Radio in the United States
- Radio: Motor Racing Network

= 1993 Miller Genuine Draft 400 (Richmond) =

23rd race of the 1993 NASCAR Winston Cup Series

The 1993 Miller Genuine Draft 400 was the 23rd stock car race of the 1993 NASCAR Winston Cup Series season and the 36th iteration of the event. The race was held on Saturday, September 11, 1993, before an audience of 75,000 in Richmond, Virginia, at Richmond International Raceway, a 0.75 miles (1.21 km) D-shaped oval. The race took the scheduled 400 laps to complete.
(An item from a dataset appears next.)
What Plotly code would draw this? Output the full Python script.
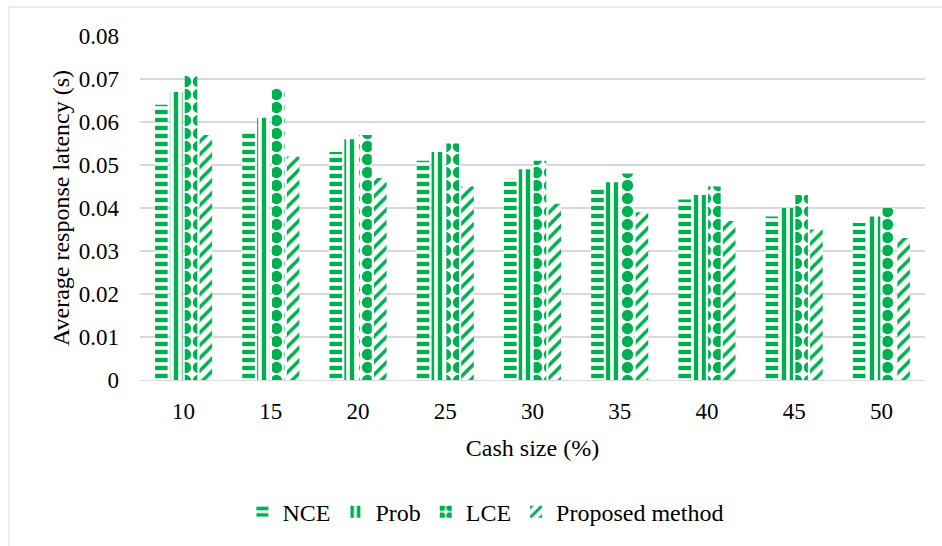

At race's end, Penske Racing South driver Rusty Wallace would manage to dominate the late stages of the race to take his 27th career NASCAR Winston Cup Series victory and his sixth victory of the season. To fill out the top three, Junior Johnson & Associates driver Bill Elliott and Richard Childress Racing driver Dale Earnhardt would finish second and third, respectively.

== Background ==

The layout of Richmond International Raceway, the venue where the race was at.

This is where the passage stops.